For all the praise heaped on the group's debut album, all the talk of how talented they were, how trained, how their background is strongly in music, they didn't know the first thing about singing. That's a problem when you're a vocal group.

At a time when Hendrix and Pete Townsend were about to change the landscape with the guitar work, the da-da-da, crisp, quick, stacatto vocals backed up with a gentle acoustic/chamber music sound were as retro as Tiny Tim. (But he had a visual which helped carry him to fame.)

Songwriting? "When Love Is Young," credited to "S. Zynczak & S. Dedrick," is the strongest original composition. Not, as we're led to believe "Kites Are Fun." The latter track is supposed to now be seen as the sort of thing Brian Wilson could have written. Possibly . . . on a really, really bad day.

If the only thing amazing about Wilson's growth as a songwriter had been that he had started writing about childhood, he wouldn't be remembered today. It was how he wrote about it.

I like flying
Flying kites
Flying kiiiiites
Flying kiiiiiiiites
Kites are fuNNN
Kites are fuNNN
See my kite is fuNNN
See my kite is green and white
Laughing at it's distant flight
All that's between us is a little yellow string

That's not a song, it's a commercial for a hobby. The apparent 'rebellion' comes in one line, repeated throughout, of how, tragedy, "Mom and Dad and Uncle Bill don't realize" that, of course, kites are fuNNN.

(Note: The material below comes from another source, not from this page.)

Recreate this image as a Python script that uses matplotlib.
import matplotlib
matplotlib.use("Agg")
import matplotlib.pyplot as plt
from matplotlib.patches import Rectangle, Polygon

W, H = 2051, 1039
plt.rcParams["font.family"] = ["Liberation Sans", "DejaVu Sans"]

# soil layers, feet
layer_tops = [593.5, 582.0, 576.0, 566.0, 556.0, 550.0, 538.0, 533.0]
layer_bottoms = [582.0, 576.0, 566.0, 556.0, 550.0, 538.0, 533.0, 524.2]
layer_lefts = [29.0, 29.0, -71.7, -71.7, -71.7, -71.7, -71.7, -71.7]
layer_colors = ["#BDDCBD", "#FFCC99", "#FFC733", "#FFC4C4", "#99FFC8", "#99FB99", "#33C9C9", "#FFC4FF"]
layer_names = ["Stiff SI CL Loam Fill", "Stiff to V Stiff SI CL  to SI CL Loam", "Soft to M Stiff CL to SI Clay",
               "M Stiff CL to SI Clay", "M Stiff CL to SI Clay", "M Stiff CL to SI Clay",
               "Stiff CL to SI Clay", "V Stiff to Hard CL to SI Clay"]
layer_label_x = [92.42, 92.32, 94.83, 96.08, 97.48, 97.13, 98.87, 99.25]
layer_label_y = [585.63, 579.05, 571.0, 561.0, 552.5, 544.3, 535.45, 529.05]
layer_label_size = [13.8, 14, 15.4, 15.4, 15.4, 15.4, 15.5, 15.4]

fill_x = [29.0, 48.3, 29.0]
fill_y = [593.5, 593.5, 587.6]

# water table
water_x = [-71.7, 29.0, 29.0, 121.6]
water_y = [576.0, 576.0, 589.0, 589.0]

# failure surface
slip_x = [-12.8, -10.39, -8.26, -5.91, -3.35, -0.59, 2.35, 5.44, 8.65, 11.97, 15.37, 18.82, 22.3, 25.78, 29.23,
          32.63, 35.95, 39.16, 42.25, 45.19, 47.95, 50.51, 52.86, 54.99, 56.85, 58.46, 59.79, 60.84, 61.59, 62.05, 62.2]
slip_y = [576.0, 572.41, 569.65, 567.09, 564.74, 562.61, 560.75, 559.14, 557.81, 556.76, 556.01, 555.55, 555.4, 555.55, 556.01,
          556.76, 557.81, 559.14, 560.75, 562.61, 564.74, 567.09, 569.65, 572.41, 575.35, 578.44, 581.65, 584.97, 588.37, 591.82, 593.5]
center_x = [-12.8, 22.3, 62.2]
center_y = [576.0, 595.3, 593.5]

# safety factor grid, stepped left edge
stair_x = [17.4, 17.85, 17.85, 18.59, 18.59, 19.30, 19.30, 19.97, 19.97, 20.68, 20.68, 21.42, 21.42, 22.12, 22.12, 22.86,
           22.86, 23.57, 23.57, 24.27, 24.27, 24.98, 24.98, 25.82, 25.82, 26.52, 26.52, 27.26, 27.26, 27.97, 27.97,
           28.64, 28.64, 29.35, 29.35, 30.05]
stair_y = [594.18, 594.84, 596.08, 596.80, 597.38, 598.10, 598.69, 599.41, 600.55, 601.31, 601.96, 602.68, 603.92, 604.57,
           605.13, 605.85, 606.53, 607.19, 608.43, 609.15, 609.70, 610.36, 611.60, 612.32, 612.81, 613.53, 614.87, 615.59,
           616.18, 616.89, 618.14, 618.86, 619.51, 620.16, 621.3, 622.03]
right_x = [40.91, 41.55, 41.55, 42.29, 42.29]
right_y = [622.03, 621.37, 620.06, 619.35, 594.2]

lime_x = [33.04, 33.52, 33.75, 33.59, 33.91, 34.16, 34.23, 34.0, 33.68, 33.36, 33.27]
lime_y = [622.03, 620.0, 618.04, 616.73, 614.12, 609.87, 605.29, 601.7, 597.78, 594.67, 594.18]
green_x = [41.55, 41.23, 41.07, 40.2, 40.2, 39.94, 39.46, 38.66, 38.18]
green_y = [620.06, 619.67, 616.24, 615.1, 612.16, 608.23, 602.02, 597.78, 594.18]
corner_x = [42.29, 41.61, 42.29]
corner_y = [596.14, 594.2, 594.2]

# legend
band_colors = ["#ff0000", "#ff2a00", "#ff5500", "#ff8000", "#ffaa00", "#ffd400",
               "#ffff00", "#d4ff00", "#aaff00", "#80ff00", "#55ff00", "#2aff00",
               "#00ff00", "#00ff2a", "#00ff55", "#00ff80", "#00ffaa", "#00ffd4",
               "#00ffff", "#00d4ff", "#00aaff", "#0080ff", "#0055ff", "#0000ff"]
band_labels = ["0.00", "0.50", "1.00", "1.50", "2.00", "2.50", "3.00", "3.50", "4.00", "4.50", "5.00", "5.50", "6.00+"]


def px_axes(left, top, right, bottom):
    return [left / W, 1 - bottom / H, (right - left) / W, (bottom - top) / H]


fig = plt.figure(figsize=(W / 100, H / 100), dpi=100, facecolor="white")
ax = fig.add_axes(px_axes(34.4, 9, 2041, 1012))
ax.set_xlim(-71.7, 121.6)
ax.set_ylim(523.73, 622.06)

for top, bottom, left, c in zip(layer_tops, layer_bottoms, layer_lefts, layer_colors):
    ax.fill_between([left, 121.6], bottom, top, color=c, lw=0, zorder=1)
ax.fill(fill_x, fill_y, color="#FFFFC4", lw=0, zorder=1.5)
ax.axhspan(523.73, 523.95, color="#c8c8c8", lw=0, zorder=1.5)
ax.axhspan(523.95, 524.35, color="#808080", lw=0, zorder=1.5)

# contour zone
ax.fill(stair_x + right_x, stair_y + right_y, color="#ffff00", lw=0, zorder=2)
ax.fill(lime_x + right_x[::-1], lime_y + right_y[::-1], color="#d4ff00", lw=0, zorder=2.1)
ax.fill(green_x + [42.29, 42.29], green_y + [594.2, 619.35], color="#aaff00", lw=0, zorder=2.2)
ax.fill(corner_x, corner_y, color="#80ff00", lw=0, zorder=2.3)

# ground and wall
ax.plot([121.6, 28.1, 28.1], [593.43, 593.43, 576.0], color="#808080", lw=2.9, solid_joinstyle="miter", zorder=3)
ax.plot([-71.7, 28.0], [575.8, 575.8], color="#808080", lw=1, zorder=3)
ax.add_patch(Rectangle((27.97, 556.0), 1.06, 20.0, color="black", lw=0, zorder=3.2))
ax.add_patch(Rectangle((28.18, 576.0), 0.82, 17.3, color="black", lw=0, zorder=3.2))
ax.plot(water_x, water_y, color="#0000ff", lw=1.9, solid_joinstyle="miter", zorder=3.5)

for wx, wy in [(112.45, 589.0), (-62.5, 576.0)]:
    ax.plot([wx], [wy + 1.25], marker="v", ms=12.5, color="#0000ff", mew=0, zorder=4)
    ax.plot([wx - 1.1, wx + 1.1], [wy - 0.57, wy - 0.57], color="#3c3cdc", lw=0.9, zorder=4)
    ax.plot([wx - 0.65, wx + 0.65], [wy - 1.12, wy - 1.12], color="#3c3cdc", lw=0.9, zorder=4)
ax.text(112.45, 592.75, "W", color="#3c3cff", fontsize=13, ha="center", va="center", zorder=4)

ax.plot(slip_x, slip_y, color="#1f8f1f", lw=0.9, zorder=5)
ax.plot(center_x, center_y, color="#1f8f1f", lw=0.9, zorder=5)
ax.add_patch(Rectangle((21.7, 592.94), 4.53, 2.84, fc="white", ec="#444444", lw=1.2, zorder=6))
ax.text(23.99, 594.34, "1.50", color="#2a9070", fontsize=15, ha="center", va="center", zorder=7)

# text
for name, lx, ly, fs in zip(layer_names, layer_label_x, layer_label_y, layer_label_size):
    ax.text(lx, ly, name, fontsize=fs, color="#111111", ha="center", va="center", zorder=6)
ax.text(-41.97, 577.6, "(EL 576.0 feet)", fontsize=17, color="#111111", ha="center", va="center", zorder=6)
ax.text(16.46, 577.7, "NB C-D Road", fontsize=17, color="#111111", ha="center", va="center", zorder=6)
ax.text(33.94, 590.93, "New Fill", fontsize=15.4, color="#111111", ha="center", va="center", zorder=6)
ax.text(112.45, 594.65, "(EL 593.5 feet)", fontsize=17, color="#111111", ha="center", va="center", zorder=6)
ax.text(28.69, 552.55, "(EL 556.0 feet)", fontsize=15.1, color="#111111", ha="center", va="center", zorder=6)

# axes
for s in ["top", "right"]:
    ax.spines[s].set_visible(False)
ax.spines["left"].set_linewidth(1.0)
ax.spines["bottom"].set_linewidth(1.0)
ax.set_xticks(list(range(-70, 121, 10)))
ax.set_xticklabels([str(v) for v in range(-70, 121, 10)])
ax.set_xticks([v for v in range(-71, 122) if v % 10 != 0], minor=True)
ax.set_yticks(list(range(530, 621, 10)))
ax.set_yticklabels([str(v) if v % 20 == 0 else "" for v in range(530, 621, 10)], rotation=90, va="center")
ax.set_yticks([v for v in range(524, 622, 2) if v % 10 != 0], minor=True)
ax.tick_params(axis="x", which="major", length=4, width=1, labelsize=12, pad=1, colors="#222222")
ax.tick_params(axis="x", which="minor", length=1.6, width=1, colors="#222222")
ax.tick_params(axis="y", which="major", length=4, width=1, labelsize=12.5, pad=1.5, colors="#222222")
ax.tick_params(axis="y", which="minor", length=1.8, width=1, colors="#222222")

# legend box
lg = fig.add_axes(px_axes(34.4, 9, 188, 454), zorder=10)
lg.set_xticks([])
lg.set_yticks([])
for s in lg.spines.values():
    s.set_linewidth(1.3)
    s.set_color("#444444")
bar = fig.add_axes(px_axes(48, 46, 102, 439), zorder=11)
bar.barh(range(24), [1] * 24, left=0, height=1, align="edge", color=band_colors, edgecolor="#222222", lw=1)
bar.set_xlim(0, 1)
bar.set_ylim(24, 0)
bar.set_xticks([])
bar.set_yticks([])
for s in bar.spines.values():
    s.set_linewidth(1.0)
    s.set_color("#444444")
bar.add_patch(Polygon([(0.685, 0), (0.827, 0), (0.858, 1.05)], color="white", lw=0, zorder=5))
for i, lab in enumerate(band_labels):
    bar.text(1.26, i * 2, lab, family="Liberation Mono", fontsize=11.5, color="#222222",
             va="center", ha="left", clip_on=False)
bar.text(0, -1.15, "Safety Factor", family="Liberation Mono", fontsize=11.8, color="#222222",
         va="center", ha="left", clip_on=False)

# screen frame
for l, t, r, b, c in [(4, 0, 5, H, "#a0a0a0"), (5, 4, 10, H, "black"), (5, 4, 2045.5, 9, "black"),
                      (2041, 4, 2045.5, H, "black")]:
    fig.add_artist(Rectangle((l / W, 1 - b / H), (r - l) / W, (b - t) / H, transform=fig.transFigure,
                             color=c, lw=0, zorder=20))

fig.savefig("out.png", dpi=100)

It's a piece of fluff, fun fluff, but it's not even a distant family relation of the songs of Brian Wilson.

With few exceptions, that's the entire album. Along with "When Love Is Young," the song "Make the Madness Stop" is evidence of songwriting talent. "Kites Are Fun"? It may have made Alex Wilder, writing many years later in the New York Times, "weep," but it will more likely lead you to roll your eyes or burst out laughing.

"Corneilus (Keigo Oyamada)," writing in 2003, tries to group them in with the Beach Boys and the Carpenters. That may be the first comparison of the Beach Boys and the Carpenters I'm aware of. The comparison is ill suited on every level; the Beach Boys were aiming for the kids, the Carpenters (a favorite band of Tricky Dick's) were parent-pleasing.

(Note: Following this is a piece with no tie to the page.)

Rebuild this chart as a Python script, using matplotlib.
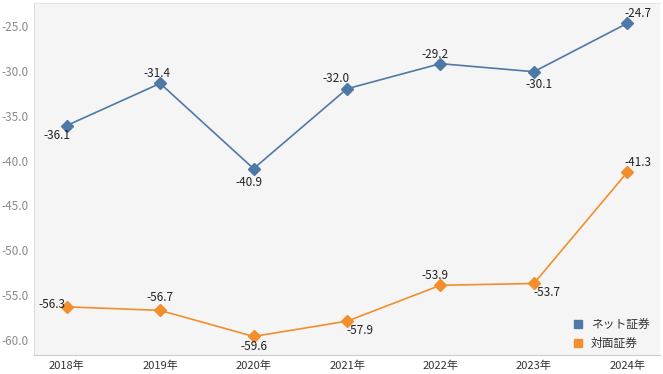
import matplotlib.pyplot as plt

plt.rcParams['font.family'] = ['Noto Sans CJK JP', 'DejaVu Sans']

# data
years = ['2018年', '2019年', '2020年', '2021年', '2022年', '2023年', '2024年']
net = [-36.1, -31.4, -40.9, -32.0, -29.2, -30.1, -24.7]
face = [-56.3, -56.7, -59.6, -57.9, -53.9, -53.7, -41.3]
series_names = ['ネット証券', '対面証券']
yticks = [-25.0, -30.0, -35.0, -40.0, -45.0, -50.0, -55.0, -60.0]

# label offsets in pixels (dx, dy)
net_off = [(-10, -10), (-3, 10), (-5, -14), (-11, 10), (-5, 9), (5, -13), (11, 10)]
face_off = [(-15, 2), (0, 13), (0, -10), (13, -9), (-5, 10), (13, -9), (11, 10)]

blue = '#4e79a7'
orange = '#f28e2b'

fig = plt.figure(figsize=(6.63, 3.74), dpi=100)
ax = fig.add_axes([34 / 663, 19 / 374, 626 / 663, 352 / 374])
ax.set_facecolor('#f5f5f5')

x = range(len(years))
ax.plot(x, net, color=blue, lw=1.2, marker='D', ms=6, label=series_names[0])
ax.plot(x, face, color=orange, lw=1.2, marker='D', ms=6, label=series_names[1])

for xi, v, o in zip(x, net, net_off):
    ax.annotate(f'{v:.1f}', (xi, v), xytext=o, textcoords='offset pixels',
                ha='center', va='center', fontsize=8.5, color='#222222')
for xi, v, o in zip(x, face, face_off):
    ax.annotate(f'{v:.1f}', (xi, v), xytext=o, textcoords='offset pixels',
                ha='center', va='center', fontsize=8.5, color='#222222')

ax.set_xlim(-0.35, 6.35)
ax.set_ylim(-61.67, -22.44)
ax.set_xticks(list(x))
ax.set_xticklabels(years, fontsize=8, color='#333333')
ax.set_yticks(yticks)
ax.set_yticklabels([f'{t:.1f}' for t in yticks], fontsize=8.5, color='#8a8a8a')
ax.tick_params(length=0, pad=4)

ax.spines['right'].set_visible(False)
ax.spines['top'].set_color('#e6e6e6')
ax.spines['left'].set_color('#dddddd')
ax.spines['bottom'].set_color('#cccccc')

handles = [plt.Line2D([], [], ls='', marker='s', ms=6, color=c) for c in (blue, orange)]
ax.legend(handles, series_names, loc='lower right', frameon=False, fontsize=8.5,
          handletextpad=0.1, labelspacing=0.45, bbox_to_anchor=(1.0, -0.015),
          labelcolor='#333333')

fig.savefig('out.png', dpi=100)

So is Free Design. You can picture a mother picking up a vinyl copy while taking the Singer in for repairs and saying to her teenage son (who carried the sewing machine into the store), "Why can't you be more like these kids? Look at them. They bathe, they have short hair. They're so clean cut!" And you know what, it was probably those moments more than sorry distribution (the album actually was distributed at Singer sewing machine stores) that killed any chances of success for this album.

"So you're saying avoid at all costs?"

No. It's a nice piece of fluff. They'd change up on later albums (adding a sister and losing a brother). I might try to note one or more of those albums in the future (maybe the pyschadelic children's album they did). In terms of this album, if you get the giddy rush you're supposed to when some big-budget, youth-geared film rolls the credits, you'll get a rush from this album.

My brother gave me this album. He'd just turned 13 and was being picked on for having it in his collection. I'll never forget his face as he handed it over and asked me to take good care of it. Reminded me of the face of my sister when she decided she was too old for Barbies. Kites Are Fun is a wonderful toy. You can have fun with it. It's just not art. No matter how hard the liner notes try to convince you otherwise.

In fact, dropping back to the general time period these notes were written in, what it reminds me of is all the children of stars that were attempting to become famous. Most didn't have the goods to (and faded into other work) but since they couldn't do anything but hype the supposed talent, the press would tell you about their "pedigree." The liner notes for the CD attempt to do the same. They try to convince you that this was just too good, too wonderful, too classically trained for success.

That's not reality. Which, if you think about it, makes the liner notes perfect for this CD release.